▶ [Task brief]:
Select every line containing the word "chart" from the material, and copy those lines.

▶ [Dataset section]:

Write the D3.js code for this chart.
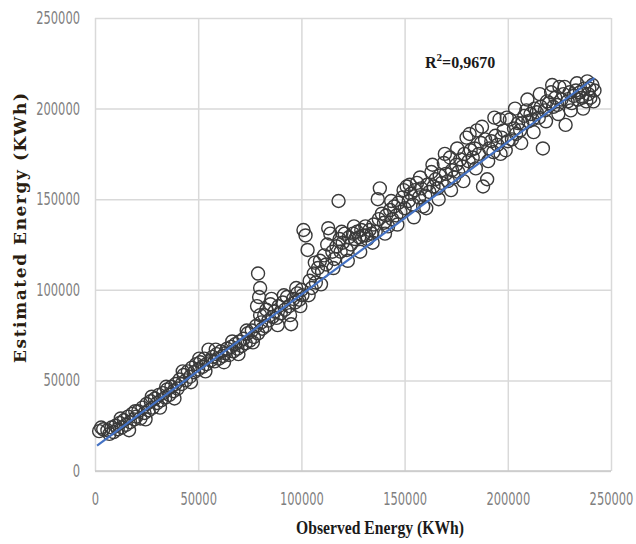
<!DOCTYPE html>
<html>
<head>
<meta charset="utf-8">
<script src="https://cdn.jsdelivr.net/npm/d3@7"></script>
<style>
    body { margin: 0; background: #fff; }
    svg { display: block; }
</style>
</head>
<body>
<div id="chart"></div>
<script>
'use strict';

// observed energy (KWh)
const observed = [
    2000, 4000, 6000, 8000, 9000, 10000, 11000, 12000, 13000, 14000,
    15000, 16000, 17000, 18000, 19000, 20000, 21000, 22000, 23000, 24000,
    25000, 26000, 27000, 28000, 29000, 30000, 31000, 32000, 33000, 34000,
    35000, 36000, 37000, 38000, 39000, 40000, 41000, 42000, 43000, 44000,
    45000, 46000, 47000, 48000, 49000, 50000, 51000, 52000, 53000, 54000,
    55000, 56000,
    57000, 58000, 59000, 60000, 61000, 62000, 63000, 64000, 65000, 66000,
    67000, 68000, 69000, 70000, 71000, 72000, 73000, 74000, 75000, 76000,
    77000, 78000, 79000, 79000, 79500, 80000, 80500, 81000,
    82000, 83000, 84000, 85000, 86000, 87000, 88000, 89000, 90000, 91000,
    92000, 93000, 94000, 95000, 96000, 97000, 98000, 99000, 100000, 100500,
    101000, 102000, 103000, 104000, 105000, 106000, 107000, 108000, 109000, 110000,
    111000, 112000, 113000, 114000, 115000, 116000, 117000, 118000, 118500, 119000,
    120000, 121000, 122000, 123000, 124000, 125000, 126000, 127000, 128000, 129000,
    130000, 131000, 132000, 133000, 134000, 135000, 136000, 137000, 138000, 139000,
    140000, 141000, 142000, 143000, 144000, 145000, 146000, 147000, 148000, 149000,
    150000,
    151000, 152000, 153000, 154000, 155000, 156000, 157000, 158000, 159000, 160000,
    161000, 162000, 163000, 164000, 165000, 166000, 167000, 168000, 169000, 170000,
    171000, 172000, 173000, 174000, 175000, 176000, 177000, 178000, 179000, 180000,
    181000, 182000, 183000, 184000, 185000, 186000, 187000, 188000, 189000, 190000,
    191000, 192000, 193000, 194000, 195000, 196000, 197000, 198000, 199000, 200000,
    201000, 202000, 203000, 204000, 205000, 206000, 207000, 208000, 209000, 210000,
    211000, 212000, 213000, 214000, 215000, 216000, 217000, 218000, 219000, 220000,
    221000, 222000, 223000, 224000, 225000, 226000, 227000, 228000, 229000, 230000,
    231000, 232000, 233000, 234000, 235000, 236000, 237000, 238000, 239000, 240000,
    241000, 242000,
    // second pass: the wider edges of the cloud
    3000, 7000, 12500, 16500, 19500, 24500, 27500, 31500, 34500, 38500,
    42500, 46500, 50500, 53500,
    58500, 62500, 66500, 69500, 73500, 76500, 78500, 80000,
    82500, 85500, 88500, 91500, 94500, 97500, 99500,
    103500, 106500, 109500, 112500, 115500, 119500, 122500, 125500, 128500, 131500,
    134500, 137500, 140500, 143500, 146500, 149500, 152500,
    154500, 157500, 160500, 163500, 166500, 169500, 172500, 175500, 178500, 181500,
    184500, 187500, 190500, 193500, 196500, 199500,
    203500, 206500, 209500, 212500, 215500, 218500, 221500, 224500, 227500, 230500,
    233500, 236500, 239500, 241500, 238500
];

// estimated energy (KWh), same order as observed
const estimated = [
    22000, 23000, 22500, 24000, 21500, 25000, 23000, 26500, 24000, 28000,
    25500, 30000, 27000, 31500, 28500, 30000, 33000, 29000, 35000, 32000,
    37000, 33500, 38500, 35000, 40000, 37500, 42000, 39000, 43000, 40500,
    45000, 42000, 46500, 44000, 48000, 45500, 50500, 48000, 53000, 50000,
    55000, 52000, 57000, 54500, 59000, 56000, 60000, 57500, 62000, 59000,
    67000, 61000,
    63000, 60500, 64500, 62000, 66000, 63500, 65000, 67500, 64000, 68500,
    66000, 70000, 67500, 71500, 69000, 73000, 70500, 76000, 72000, 77500,
    74000, 80000, 76000, 109000, 96000, 101000, 82000, 78500,
    86000, 89000, 83000, 92000, 85000, 88000, 84500, 91000, 87000, 93000,
    89000, 96000, 91000, 81000, 95000, 93000, 98000, 94500, 100000, 97000,
    133000, 130000, 122000, 105000, 101000, 109000, 104000, 112000, 116000, 110000,
    119000, 114000, 134000, 131000, 121000, 117000, 124000, 149000, 128000, 121000,
    126000, 131000, 122000, 129000, 125000, 131000, 128000, 132000, 129000, 133000,
    130000, 135000, 128000, 133000, 131000, 136000, 132000, 150000, 156000, 142000,
    137000, 141000, 135000, 144000, 139000, 146000, 141000, 148000, 143000, 151000,
    145000,
    157000, 149000, 153000, 147000, 155000, 159000, 151000, 156000, 146000, 152000,
    158000, 154000, 165000, 157000, 161000, 156000, 163000, 159000, 170000, 164000,
    160000, 173000, 166000, 162000, 169000, 165000, 172000, 168000, 175000, 184000,
    171000, 177000, 173000, 178000, 188000, 175000, 181000, 157000, 183000, 161000,
    178000, 182000, 176000, 185000, 180000, 194000, 184000, 188000, 177000, 182000,
    194000, 183000, 189000, 186000, 192000, 188000, 192000, 196000, 199000, 193000,
    197000, 194000, 200000, 198000, 195000, 201000, 178000, 199000, 204000, 203000,
    209000, 201000, 206000, 202000, 212000, 205000, 208000, 191000, 204000, 209000,
    203000, 207000, 210000, 205000, 209000, 206000, 211000, 204000, 208000, 206000,
    213000, 210000,
    24000, 20500, 29000, 22500, 33000, 28500, 41000, 35000, 46500, 40000,
    55000, 49000, 62000, 55000,
    67000, 60000, 71500, 64500, 77500, 71000, 91000, 86000,
    80000, 95000, 80500, 97000, 86000, 101000, 91000,
    97000, 115000, 103000, 125000, 112000, 132000, 116000, 135000, 121000, 130000,
    126000, 139000, 131000, 149000, 136000, 155000, 158000,
    140000, 162000, 145000, 169000, 150000, 175000, 155000, 178000, 160000, 186000,
    167000, 190000, 171000, 195000, 175000, 195000,
    200000, 181000, 205000, 187000, 208000, 193000, 213000, 197000, 212000, 199000,
    214000, 200000, 211000, 204000, 215000
];

// linear trendline as drawn in the picture
const trendX = [1000, 242000];
const trendY = [14000, 217000];

const xTicks = [0, 50000, 100000, 150000, 200000, 250000];
const yTicks = [0, 50000, 100000, 150000, 200000, 250000];
const rSquared = '=0,9670';

(function () {
    const width = 636, height = 544;
    const margin = {top: 18, right: 25, bottom: 73, left: 95};
    const w = width - margin.left - margin.right;
    const h = height - margin.top - margin.bottom;

    const svg = d3.select('#chart').append('svg')
        .attr('width', width)
        .attr('height', height);

    const g = svg.append('g')
        .attr('transform', `translate(${margin.left},${margin.top})`);

    const x = d3.scaleLinear().domain([0, 250000]).range([0, w]);
    const y = d3.scaleLinear().domain([0, 250000]).range([h, 0]);

    const tickFont = '"Liberation Sans Narrow", "DejaVu Sans Condensed", sans-serif';
    const fmt = d3.format('d');
    const digitW = 7.3;

    // squeeze tick digits horizontally, like the original's narrow font
    function styleTicks(sel) {
        sel.select('.domain').remove();
        sel.selectAll('text')
            .attr('fill', '#7f7f7f')
            .style('font-family', tickFont)
            .style('font-size', '17px')
            .each(function (d) {
                const t = d3.select(this);
                const k = Math.min(1, fmt(d).length * digitW / this.getComputedTextLength());
                const x0 = +t.attr('x') || 0;
                t.attr('x', x0 / k).attr('transform', `scale(${k},1)`);
            });
    }

    // gridlines
    g.append('g')
        .call(d3.axisLeft(y).tickValues(yTicks).tickSize(-w).tickFormat(''))
        .call(s => s.select('.domain').remove())
        .selectAll('line')
            .attr('stroke', '#d9d9d9')
            .attr('stroke-width', 1.5);

    g.append('g')
        .attr('transform', `translate(0,${h})`)
        .call(d3.axisBottom(x).tickValues(xTicks).tickSize(-h).tickFormat(''))
        .call(s => s.select('.domain').remove())
        .selectAll('line')
            .attr('stroke', '#d9d9d9')
            .attr('stroke-width', 1.5);

    // bottom axis line
    g.append('line')
        .attr('x1', 0).attr('x2', w)
        .attr('y1', h).attr('y2', h)
        .attr('stroke', '#c8c8c8')
        .attr('stroke-width', 1.5);

    // tick labels
    g.append('g')
        .call(d3.axisLeft(y).tickValues(yTicks).tickSize(0).tickPadding(15).tickFormat(fmt))
        .call(styleTicks);

    g.append('g')
        .attr('transform', `translate(0,${h})`)
        .call(d3.axisBottom(x).tickValues(xTicks).tickSize(0).tickPadding(22).tickFormat(fmt))
        .call(styleTicks);

    // points
    const points = observed.map((d, i) => ({obs: d, est: estimated[i]}));
    g.append('g').selectAll('circle')
        .data(points)
        .enter()
        .append('circle')
            .attr('cx', d => x(d.obs))
            .attr('cy', d => y(d.est))
            .attr('r', 6.5)
            .attr('fill', 'none')
            .attr('stroke', '#3a3a3a')
            .attr('stroke-width', 1.4);

    // trendline
    g.append('line')
        .attr('x1', x(trendX[0])).attr('y1', y(trendY[0]))
        .attr('x2', x(trendX[1])).attr('y2', y(trendY[1]))
        .attr('stroke', '#4472c4')
        .attr('stroke-width', 2.2);

    // R squared label
    const r2 = svg.append('text')
        .attr('x', 425)
        .attr('y', 68)
        .attr('fill', '#1a1a1a')
        .style('font-family', '"Liberation Serif", "DejaVu Serif", serif')
        .style('font-weight', 'bold')
        .style('font-size', '16px');
    r2.append('tspan').text('R');
    r2.append('tspan').attr('dy', -7).style('font-size', '11px').text('2');
    r2.append('tspan').attr('dy', 7).text(rSquared);

    // axis titles
    svg.append('text')
        .attr('x', 296)
        .attr('y', 534)
        .attr('textLength', 168)
        .attr('lengthAdjust', 'spacingAndGlyphs')
        .attr('fill', '#1a1a1a')
        .style('font-family', '"Liberation Serif", "DejaVu Serif", serif')
        .style('font-weight', 'bold')
        .style('font-size', '18px')
        .text('Observed Energy (KWh)');

    svg.append('text')
        .attr('transform', 'translate(26,363) rotate(-90)')
        .attr('textLength', 270)
        .attr('lengthAdjust', 'spacing')
        .attr('fill', '#2a1d10')
        .style('font-family', '"DejaVu Serif", "Liberation Serif", serif')
        .style('font-weight', 'bold')
        .style('font-size', '17px')
        .text('Estimated Energy (KWh)');
})();
</script>
</body>
</html>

▶ [The solution]:
Write the D3.js code for this chart.
<div id="chart"></div>
    const svg = d3.select('#chart').append('svg')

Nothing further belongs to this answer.